Making a will is not a pleasant task. In fact, all of us would like to believe that we are immortal and death happens to other people.

Let me tell you that the one thing that is certain in life is death. My advice is to make a will.

The purpose of this article is to give you a general idea of what you need to know if you intend to start this process.

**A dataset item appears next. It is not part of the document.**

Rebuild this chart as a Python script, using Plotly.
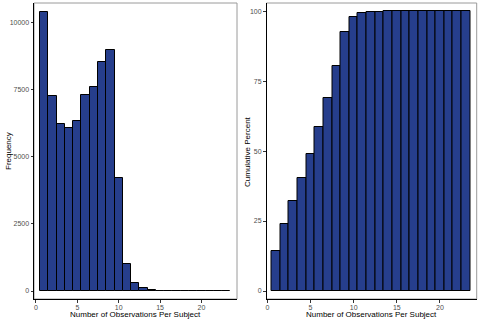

These are some of the questions our clients have posed to us.

Why should I make a will?

  • By making a will you are taking charge of how your own assets are going to be distributed. Only you know exactly what assets you have.
  • This makes the process of administering your estate easier for your loved ones as the cost of making and keeping a will is negligible as opposed to the process for obtaining letters of administration which can be protracted and costly to your loved ones.
  • With a will, you can choose who will benefit from your estate, and who will not.
  • You will be reducing the risk of your loved ones facing family disputes related to the distribution of your property or wealth.
  • You will be able to make a donation to a charitable cause that is close to your heart through your will.

I don’t have that many assets!

  • You don’t need to be a millionaire to consider making a will.
  • If you have a property in your name, a car, some bank accounts, any intellectual property rights or trust fund investments- you are a right candidate.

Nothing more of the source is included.